In this government, censorship takes on a whole new meaning. The Party monitors any literature and edits it for content. Winston feels that the first step to rebellion is to write in his diary. He feels that this act is symbolic of the overthrow of the government because they are not able to monitor or contain his thoughts when written down in private. The literature is constantly edited to correct historical references and promote Big Brother. Winston ironically spends the majority of his job correcting the errors of the Party in past magazines and news articles. All of this effort spent by the Party is to ensure that the citizens continue to believe in and support Big Brother and Ingsoc. In certain instances, editing is needed to remove certain people from books entirely. The picture that Winston finds of Jones, Aaronson, and Rutherford reminded him of this fact. Traitors to the government are thrown out entirely. Their names removed and all history of them forgotten.

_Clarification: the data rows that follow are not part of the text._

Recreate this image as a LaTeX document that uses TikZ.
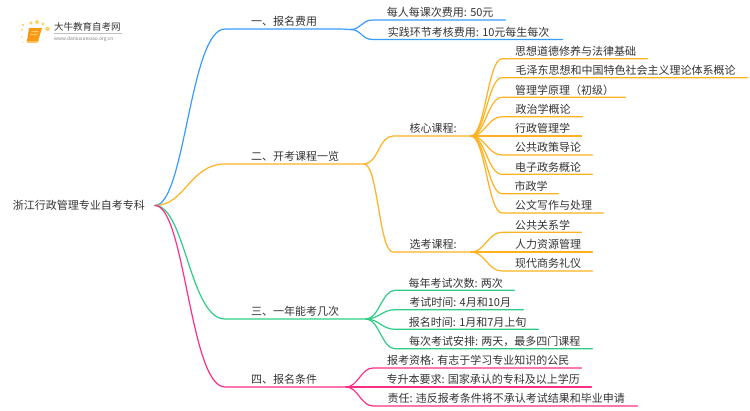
\documentclass[tikz,border=0pt]{standalone}
\usepackage{fontspec}
\usepackage{xcolor}
\setmainfont{Noto Sans CJK SC}
\definecolor{ink}{HTML}{333333}
\definecolor{cblue}{HTML}{3A9BFF}
\definecolor{corange}{HTML}{FFB11F}
\definecolor{cgreen}{HTML}{2ECC85}
\definecolor{cpink}{HTML}{FF2E85}
\definecolor{sun}{HTML}{FFD56B}
\definecolor{bookc}{HTML}{F79A12}
\definecolor{bookl}{HTML}{FCC76A}
\tikzset{
  lab/.style={text=ink, font=\fontsize{11}{13}\selectfont, inner xsep=0pt, inner ysep=1pt, text height=9.5pt, text depth=2pt, anchor=south west, execute at begin node={\hspace*{2pt}}},
  wire/.style={line width=1.2pt, line cap=round, line join=round},
  ray/.style={circle, fill=sun, inner sep=0pt},
}
\begin{document}
\begin{tikzpicture}[x=1pt,y=-1pt]
  \useasboundingbox (0,0) rectangle (750,410);
  % logo
  \foreach \px/\py/\pr in {23/25/1.3, 31/23/1.8, 37/22/2, 43/24/1.6, 47.5/29/2.3, 22/30/1.1, 22/37/0.9, 23/42/0.7}
    \node[ray, minimum size=2*\pr] at (\px,\py) {};
  \fill[bookl] (27,39) -- (38,39) -- (39,41) -- (37,43) -- (28,43) -- (26.5,42) -- cycle;
  \fill[bookc] (29,28) -- (42,28) -- (38,41) -- (27,41) -- cycle;
  \fill[bookl] (31.5,31) -- (38.5,31) -- (38.2,32) -- (31.2,32) -- cycle;
  \fill[bookl] (30.5,34) -- (37.5,34) -- (37.2,35) -- (30.2,35) -- cycle;
  \node[text=ink, font=\fontsize{9.5}{11}\selectfont, inner sep=0pt, anchor=west] (brand) at (54,27) {大牛教育自考网};
  \node[text=gray, font=\fontsize{4.9}{6}\selectfont, inner sep=0pt, anchor=west] (site) at (54,39) {www.daniuxuexiao.org.cn};
  \draw[lightgray, line width=0.4pt] (brand.south west) ++(0,1.5) -- ++(68,0);
  % root
  \node[text=ink, font=\fontsize{11}{13}\selectfont, inner xsep=10pt, inner ysep=2pt, anchor=east] (root) at (155,205.5) {浙江行政管理专业自考专科};
  % branches
  \node[lab, minimum width=116pt] (fee) at (225,29) {一、报名费用};
  \node[lab, minimum width=138pt] (course) at (225,164) {二、开考课程一览};
  \node[lab, minimum width=138pt] (times) at (225,319) {三、一年能考几次};
  \node[lab, minimum width=116pt] (apply) at (225,387) {四、报名条件};
  \coordinate (feehub) at (350,29.5);
  \coordinate (coursehub) at (364,164);
  \coordinate (timeshub) at (366,319);
  \coordinate (applyhub) at (346,387);
  % fee leaves
  \node[lab, minimum width=132pt] (fee1) at (373,20) {每人每课次费用: 50元};
  \node[lab, minimum width=189pt] (fee2) at (373,39.5) {实践环节考核费用: 10元每生每次};
  % course groups
  \node[lab, minimum width=78pt] (core) at (393,136) {核心课程:};
  \node[lab, minimum width=78pt] (opt) at (393,252) {选考课程:};
  \coordinate (corehub) at (471,136);
  \coordinate (opthub) at (471,252);
  \node[lab, minimum width=145pt] (core1) at (502,58.7) {思想道德修养与法律基础};
  \node[lab, minimum width=245pt] (core2) at (502,77.7) {毛泽东思想和中国特色社会主义理论体系概论};
  \node[lab, minimum width=123pt] (core3) at (502,97.3) {管理学原理（初级）};
  \node[lab, minimum width=80pt] (core4) at (502,116.7) {政治学概论};
  \node[lab, minimum width=79pt] (core5) at (502,136) {行政管理学};
  \node[lab, minimum width=90pt] (core6) at (502,155) {公共政策导论};
  \node[lab, minimum width=90pt] (core7) at (502,174.3) {电子政务概论};
  \node[lab, minimum width=56pt] (core8) at (502,193.7) {市政学};
  \node[lab, minimum width=101pt] (core9) at (502,213) {公文写作与处理};
  \node[lab, minimum width=79pt] (opt1) at (502,232.3) {公共关系学};
  \node[lab, minimum width=90pt] (opt2) at (502,252) {人力资源管理};
  \node[lab, minimum width=90pt] (opt3) at (502,271) {现代商务礼仪};
  % times leaves
  \node[lab, minimum width=119pt] (times1) at (395,290.3) {每年考试次数: 两次};
  \node[lab, minimum width=128pt] (times2) at (395,309.7) {考试时间: 4月和10月};
  \node[lab, minimum width=143pt] (times3) at (395,329.3) {报名时间: 1月和7月上旬};
  \node[lab, minimum width=197pt] (times4) at (395,348.7) {每次考试安排: 两天，最多四门课程};
  % apply leaves
  \node[lab, minimum width=208pt] (apply1) at (373,368) {报考资格: 有志于学习专业知识的公民};
  \node[lab, minimum width=218pt] (apply2) at (373,387) {专升本要求: 国家承认的专科及以上学历};
  \node[lab, minimum width=264pt] (apply3) at (373,406) {责任: 违反报考条件将不承认考试结果和毕业申请};
  % connectors
  \draw[wire, cblue] (root.east) .. controls +(30,0) and +(-35,0) .. (fee.south west) -- (fee.south east) -- (feehub);
  \draw[wire, corange] (root.east) .. controls +(30,0) and +(-35,0) .. (course.south west) -- (course.south east) -- (coursehub);
  \draw[wire, cgreen] (root.east) .. controls +(30,0) and +(-35,0) .. (times.south west) -- (times.south east) -- (timeshub);
  \draw[wire, cpink] (root.east) .. controls +(30,0) and +(-35,0) .. (apply.south west) -- (apply.south east) -- (applyhub);
  \foreach \leaf in {fee1,fee2}
    \draw[wire, cblue] (feehub) .. controls +(12,0) and +(-12,0) .. (\leaf.south west) -- (\leaf.south east);
  \foreach \leaf in {core,opt}
    \draw[wire, corange] (coursehub) .. controls +(14,0) and +(-14,0) .. (\leaf.south west) -- (\leaf.south east) -- (\leaf hub);
  \foreach \leaf in {core1,core2,core3,core4,core5,core6,core7,core8,core9}
    \draw[wire, corange] (corehub) .. controls +(14,0) and +(-14,0) .. (\leaf.south west) -- (\leaf.south east);
  \foreach \leaf in {opt1,opt2,opt3}
    \draw[wire, corange] (opthub) .. controls +(14,0) and +(-14,0) .. (\leaf.south west) -- (\leaf.south east);
  \foreach \leaf in {times1,times2,times3,times4}
    \draw[wire, cgreen] (timeshub) .. controls +(13,0) and +(-13,0) .. (\leaf.south west) -- (\leaf.south east);
  \foreach \leaf in {apply1,apply2,apply3}
    \draw[wire, cpink] (applyhub) .. controls +(12,0) and +(-12,0) .. (\leaf.south west) -- (\leaf.south east);
\end{tikzpicture}
\end{document}
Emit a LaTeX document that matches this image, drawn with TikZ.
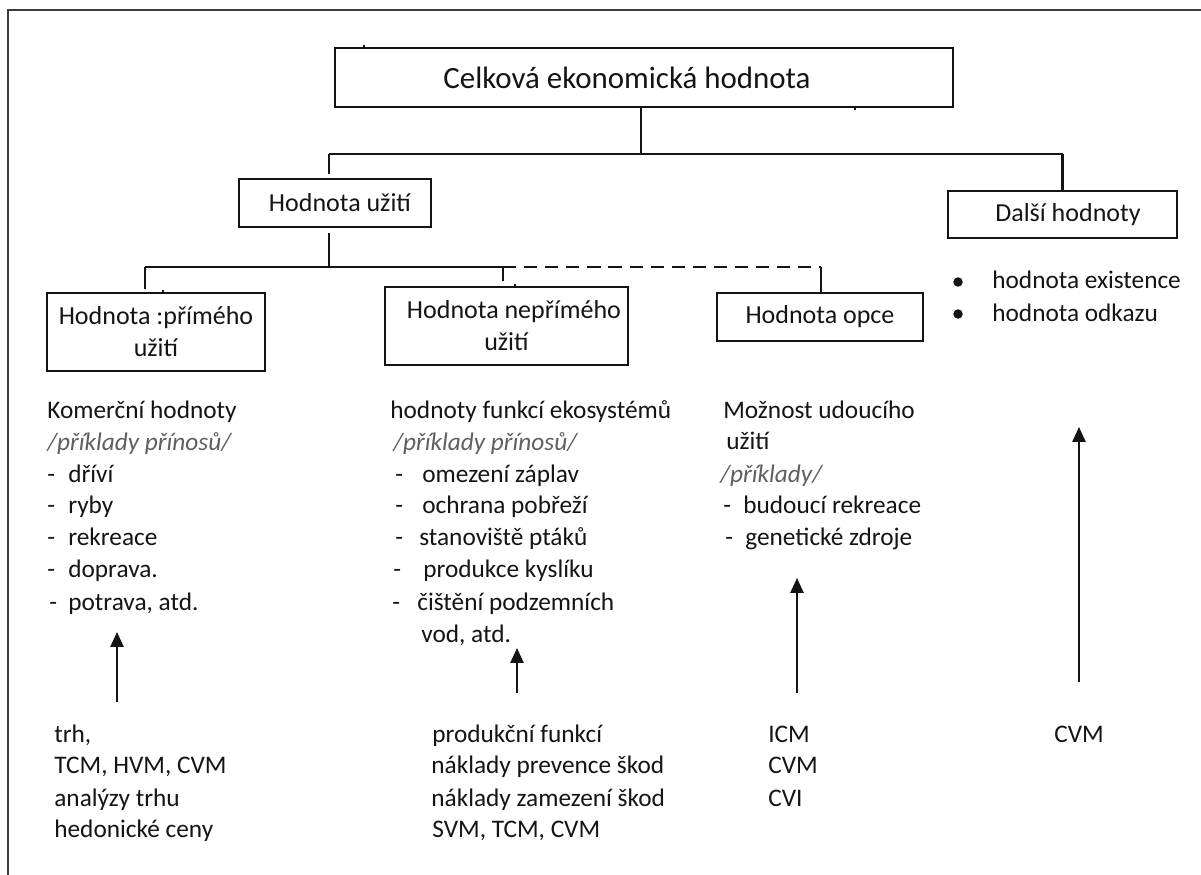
\documentclass[tikz,border=0pt]{standalone}
\usepackage{fontspec}
\setmainfont{Carlito}
\usetikzlibrary{arrows.meta}
\definecolor{ink}{RGB}{20,20,20}
\definecolor{ital}{RGB}{95,95,95}
\definecolor{framec}{RGB}{60,60,60}
\newcommand\dsh[1]{\makebox[#1][l]{-}}
\begin{document}
\begin{tikzpicture}[x=0.02cm,y=-0.02cm,
  box/.style={draw=ink,line width=1.15pt,inner sep=0pt,align=center,text=ink,
    font=\fontsize{14.8}{18.2}\selectfont},
  conn/.style={draw=ink,line width=1.15pt},
  up/.style={conn,-{Triangle[length=8.5pt,width=7.5pt]}},
  txt/.style={anchor=base west,inner sep=0pt,text=ink,font=\fontsize{14.4}{18}\selectfont},
  itxt/.style={anchor=base west,inner sep=0pt,text=ital,font=\fontsize{14.4}{18}\selectfont\itshape},
  tick/.style={draw=ink,line width=0.8pt}]
\useasboundingbox (0,0) rectangle (1201,875);
% frame
\draw[framec,line width=1.2pt] (8,875) -- (8,10) -- (1201,10);

% boxes
\node[box,minimum width=12.36cm,minimum height=1.18cm,font=\fontsize{17.6}{20}\selectfont] (top) at (644,77.5) {Celková ekonomická hodnota\hspace{0.68cm}};
\node[box,minimum width=3.84cm,minimum height=0.96cm] (use) at (335,203) {\hspace{0.2cm}Hodnota užití};
\node[box,minimum width=4.58cm,minimum height=0.94cm] (other) at (1062.5,214.5) {\hspace{0.22cm}Další hodnoty};
\node[box,minimum width=4.36cm,minimum height=1.56cm] (direct) at (156,332) {Hodnota :přímého\\užití};
\node[box,minimum width=4.86cm,minimum height=1.56cm] (indirect) at (506.5,326) {\hspace{0.3cm}Hodnota nepřímého\\užití};
\node[box,minimum width=4.12cm,minimum height=0.96cm] (option) at (820,317) {Hodnota opce};

% junctions
\coordinate (j0) at (641,154);
\coordinate (jl) at (329,154);
\coordinate (jr) at (1062.5,154);
\coordinate (k0) at (329,267);
\coordinate (k1) at (145,267);
\coordinate (k2) at (503,267);
\coordinate (k3) at (821,267);

\draw[conn] (j0 |- top.south) -- (j0);
\draw[conn] (jl) -- (jr);
\draw[conn,shorten >=2.3pt] (jl) -- (use.north -| jl);
\draw[conn] (jr) -- (other.north);
\draw[conn,shorten <=2.8pt] (use.south -| k0) -- (k0);
\draw[conn] (k1) -- (k2);
\draw[conn,dash pattern=on 7.5pt off 4.5pt] (k2) -- (k3);
\draw[conn] (k3) -- (option.north -| k3);
\draw[conn,shorten >=1.7pt] (k1) -- (direct.north -| k1);
\draw[conn,shorten >=2.8pt] (k2) -- (indirect.north -| k2);

% small ticks
\coordinate (t1) at (364,45);
\coordinate (t2) at (855,110);
\coordinate (t3) at (163,290);
\coordinate (t4) at (515,284);
\draw[tick] (t1) -- (t1 |- top.north);
\draw[tick] (t2) -- (t2 |- top.south);
\draw[tick] (t3) -- (t3 |- direct.north);
\draw[tick] (t4) -- (t4 |- indirect.north);

% column 1
\node[txt] (c1a) at (47,418) {Komerční hodnoty};
\node[itxt] (c1b) at (47,450) {/příklady přínosů/};
\node[txt] (c1c) at (47,482) {\dsh{0.42cm}dříví};
\node[txt] (c1d) at (47,513) {\dsh{0.42cm}ryby};
\node[txt] (c1e) at (47,545) {\dsh{0.42cm}rekreace};
\node[txt] (c1f) at (47,577) {\dsh{0.42cm}doprava.};
\node[txt] (c1g) at (49,610) {\dsh{0.38cm}potrava, atd.};

% column 2
\node[txt] (c2a) at (390,418) {hodnoty funkcí ekosystémů};
\node[itxt] (c2b) at (393,450) {/příklady přínosů/};
\node[txt] (c2c) at (395,482) {\dsh{0.54cm}omezení záplav};
\node[txt] (c2d) at (395,513) {\dsh{0.54cm}ochrana pobřeží};
\node[txt] (c2e) at (395,545) {\dsh{0.48cm}stanoviště ptáků};
\node[txt] (c2f) at (393,577) {\dsh{0.60cm}produkce kyslíku};
\node[txt] (c2g) at (392,610) {\dsh{0.50cm}čištění podzemních};
\node[txt] (c2h) at (421,642) {vod, atd.};

% column 3
\node[txt] (c3a) at (723,418) {Možnost udoucího};
\node[txt] (c3b) at (726,449) {užití};
\node[itxt] (c3c) at (720,482) {/příklady/};
\node[txt] (c3d) at (723,513) {\dsh{0.40cm}budoucí rekreace};
\node[txt] (c3e) at (725,545) {\dsh{0.40cm}genetické zdroje};

% column 4 bullets
\fill[ink] (958,282) circle (0.095cm);
\node[txt] (c4a) at (992,288) {hodnota existence};
\fill[ink] (958,314) circle (0.095cm);
\node[txt] (c4b) at (992,321) {hodnota odkazu};

% bottom methods
\node[txt] (m1a) at (54,742) {trh,};
\node[txt] (m1b) at (54,773) {TCM, HVM, CVM};
\node[txt] (m1c) at (54,806) {analýzy trhu};
\node[txt] (m1d) at (54,837) {hedonické ceny};
\node[txt] (m2a) at (432,742) {produkční funkcí};
\node[txt] (m2b) at (431,773) {náklady prevence škod};
\node[txt] (m2c) at (431,806) {náklady zamezení škod};
\node[txt] (m2d) at (432,837) {SVM, TCM, CVM};
\node[txt] (m3a) at (768,742) {ICM};
\node[txt] (m3b) at (768,773) {CVM};
\node[txt] (m3c) at (768,806) {CVI};
\node[txt] (m4a) at (1054,742) {CVM};

% arrows
\coordinate (a1s) at (117,702); \coordinate (a1e) at (117,632);
\coordinate (a2s) at (517,693); \coordinate (a2e) at (517,648);
\coordinate (a3s) at (797,693); \coordinate (a3e) at (797,578);
\coordinate (a4s) at (1079,682); \coordinate (a4e) at (1079,427);
\draw[up] (a1s) -- (a1e);
\draw[up] (a2s) -- (a2e);
\draw[up] (a3s) -- (a3e);
\draw[up] (a4s) -- (a4e);
\end{tikzpicture}
\end{document}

Religions are also removed from this society. They are mainly removed because they contain beliefs of something higher than the government; something that is supposed to be all-powerful. The belief in a higher power could ultimately alter someone’s beliefs in the supernatural power of Big Brother. Winston has given up all hope of religion while in Room 101. Although religion hasn’t played any part his life, Winston has always held some form of hope even in the deepest darkest situations. When introduced to the tortuous Room 101, he must give up all hope in order to fit to the mold that O’Brien wishes to fulfill. This O’Brien says, is the only way for him to love Big Brother. O’Brien does this because all tyrannies try to eliminate a sense of responsibility for its citizens. The strategy accomplished in a number of outlets, specifically by removing religion. If religion were allowed inside Oceania, it would give the people a sense of hope. This hope would open eyes of the citizens to the reality that Big Brother is not as powerful as it seems. It would also cause the population to develop their own beliefs about the world; something that is highly frowned upon in Oceania. Even in conditions as terrible as these, “…the most oppressed slave can escape to a free world” (Read 25).
Winston is brought to Room 101 to attempt to change his “erroneous” beliefs. Through the torture O’Brien states that his goal is to “To cure you! To make you sane!”. The “cure” is to twist his beliefs to that of the party. This is achieved by many factors that have been present through the majority of Winston’s life such as indoctrination, control of history, oppression, and censorship. All of these ideas contributed to the overall theme that people’s beliefs can be changed. Orwell follows Winston from absolute rebellion until his beliefs were entirely changed to loving Big Brother. This is the ultimate goal of the party for each of its citizens.